We spent a good part of the day at a coffee shop just reading about it. We had some knowledge of how web servers actually work: a request is sent by the browser using the http protocol, which is simply a text command with the name of the resource (the URL) and any additional values. The web server receives the request and chews on the URL, deciding how to handle it. Once it decides how to handle the request, the resulting response is sent back to the requester. We wanted our server to be able to respond to our particular request with the question data.

I asked my other cousin, Ben, whether he’d done anything with Node.js, but he hadn’t had the direct experience of setting it up. Rather than install Node.js on our own servers and risking breaking them, we thought of looking into using cloud computing to cut down on costs. As it happened, it wasn’t that much cheaper than $30/month virtual hosting, but Ben did tell us about Bitnami, an “app store for server software” that provides pre-configured server downloads, virtual machine images, and web-based automated deployment to Amazon’s Elastic Compute Cloud. You only pay for using the automated deployment feature, so I downloaded a Node.js server virtual machine and set it up on my main windows workstation. Jason actually installed node.js on another virtual machine running the Mint distro and started going through the tutorials.

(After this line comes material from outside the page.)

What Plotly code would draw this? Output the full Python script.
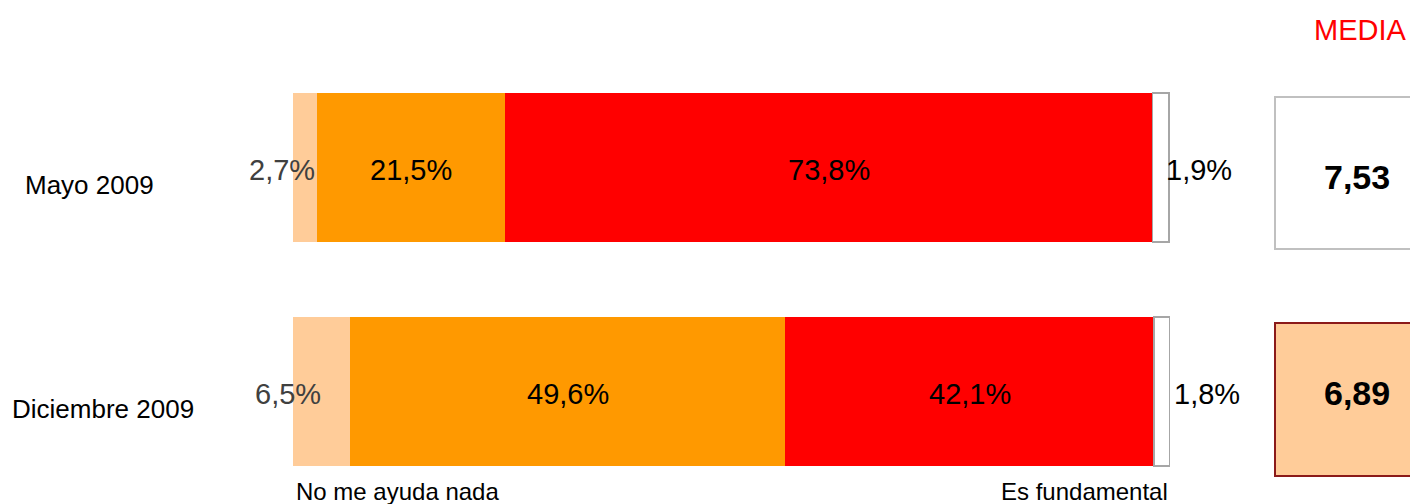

It took us a while to figure out how to think about Node.js. It essentially is a web server construction kit that is built on-top of Javascript running on the server. While this might sound super slow, it’s actually pretty fast because it uses Google’s V8 Javascript engine. It’s also designed from the ground up to handle asynchronous requests without blocking, so you can write very efficient real-time responders.

Because it’s a web server construction kit, you don’t install it as an Apache module. Instead, you have it listen to a number of ports for connections, waiting for httpd requests. Instead of making a configuration file, you write a little program that creates a server connection object and bind it to a port. The listener redirects everything it gets to the function handler that you provide, which can do just about anything you’d want. Because your writing programs that listen to ports, you can put your node.js programs anywhere on the server so long as you can start it up. This last bit confused me for a while, since I wasn’t sure where to put node.js files or whether I needed an Apache webserver to handle other files. I think I’ve come to a conclusion about how to set this up, though, for my development server.

Anyway, our biggest challenge of the night was just getting a test node.js program to respond to a request with data from a mysql database. We were following a tutorial online that ended up being incorrect; it was a good opportunity to go through debugging methodology to test our assumptions one after the other until we found the point of failure, then applied our own understanding of how the system should work to uncover the bug in the tutorial (an event that never fired), followed by a bug in the SQL statement being used to pull the data out of the database (unnecessary quotes around the table name). After that, everything worked!

Tomorrow, Jason is going to work solo on his stuff while I take care of other business. It’s pretty exciting to see our basic understanding improve day-by-day!